Etes-vous du même avis que ceux qui disent que la loi d'amnistie est une loi liberticide?

C'est une loi problématique. C’est une loi qui entend conforter l'impunité depuis pratiquement l'indépendance jusqu'à maintenant. Nous sommes dans un régime politique où l'impunité est la règle, où les assassinats ne sont pas élucidés ou les crimes ne sont pas élucidés ou les pouvoirs publics font en général ce que la loi ne leur permet pas  sans pour autant qu'il y ait des conséquences. Il est clair que si on considère que l'amnistie vise des faits politiques liés aux événements entre 2021 et 2024, il est évident qu'on vise des infractions ou des crimes qu’aurait probablement commis le  régime. Mais il y a quelque chose qu'il faut remarquer, c'est que la question de l'amnistie aujourd'hui, dans le monde contemporain peut ne pas avoir un grand sens, surtout s'il s'agit de crimes contre l'humanité, des crimes de torture ou de crimes de génocide. Il y a des crimes qui sont imprescriptibles.
Par conséquent, si dans le cadre d'un prochain régime, on arrive à justifier que ce qui s'est passé entre 2021 et 2024 constitue des crimes contre l'humanité ou des crimes de tortures, parce qu'on a beaucoup parlé de tortures bien sûr, l'amnistie n'aura aucun sens sur le plan international. Sur le plan interne peut-être, mais sur le plan international, non. On ne peut pas pardonner les crimes de guerre, les crimes contre l'humanité, les crimes de torture. Ça Il faut que les acteurs en prennent conscience, mais que maintenant, sur le plan interne, il est évident que si il y a une loi d'amnistie, je ne vois pas comment elle ne s'appliquerait pas. Mais ça remet en cause la question de la justice. Mais les crimes ne sont pas effacées sur le plan international. 
 
Le ministre des affaires étrangères, Ismaila Madior Fall a précisé que l'affaire Adji Sarr - Ousmane Sonko n'est pas concernée par cette loi d'amnistie. Une épée de Damoclès sur la tête de Sonko?

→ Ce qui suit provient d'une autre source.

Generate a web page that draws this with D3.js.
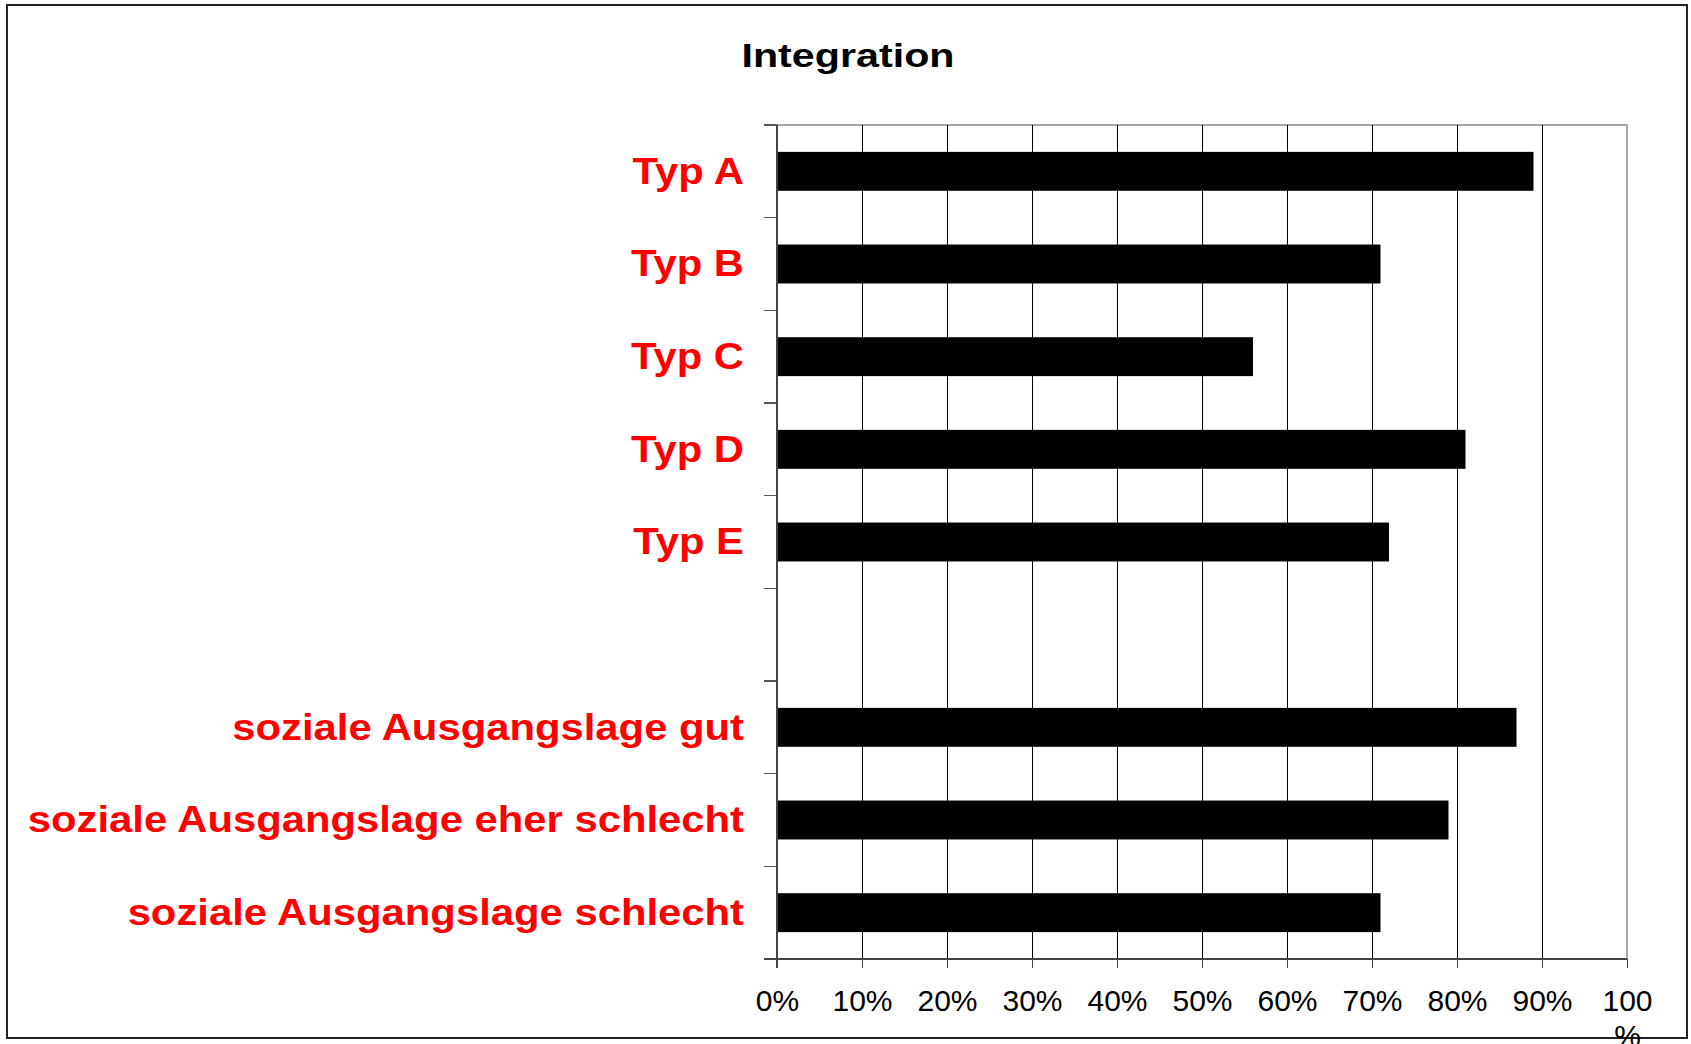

 Diomaye est déjà candidat, c'est peut-être surtout pour Ousmane Sonko  mais même dans ce cas-là...Est-ce que Macky Sall ira dans le sens de remettre en cause les 19 candidats ou d'intégrer d'autres candidats ? Là aussi, c'est le Conseil constitutionnel qui va nous départager. Parce que le Conseil constitutionnel semble récemment nous dire que la liste définitive, c'est la liste des 19 candidats. Je ne vois pas par quel alchimie juridique ils vont finalement nous dire qu'il faut ouvrir. Ça va remettre en cause leur crédibilité et beaucoup de choses. Aujourd'hui, ce qui se joue, c'est la crédibilité d'une institution comme Conseil constitutionnel. Ce dernier est responsable dans une certaine mesure de cette crise. Il n'a pas voulu mettre fin à la récréation. Parce que si le présent de la République réussit à s’imposer et que le Conseil constitutionnel valide, ça pourrait faire jurisprudence. Demain, un président de la République peut décider au dernier moment en fonction de ses intérêts personnels. Il peut décider d'apprendre le processus et de choisir une autre date. C'est pour ça que ce qui se passe est quelque chose de très dangereux. Le Conseil constitutionnel aura la lourde tâche soit de mettre un terme à la récréation ou d'ouvrir le champ à une insécurité juridique terrible pour le futur.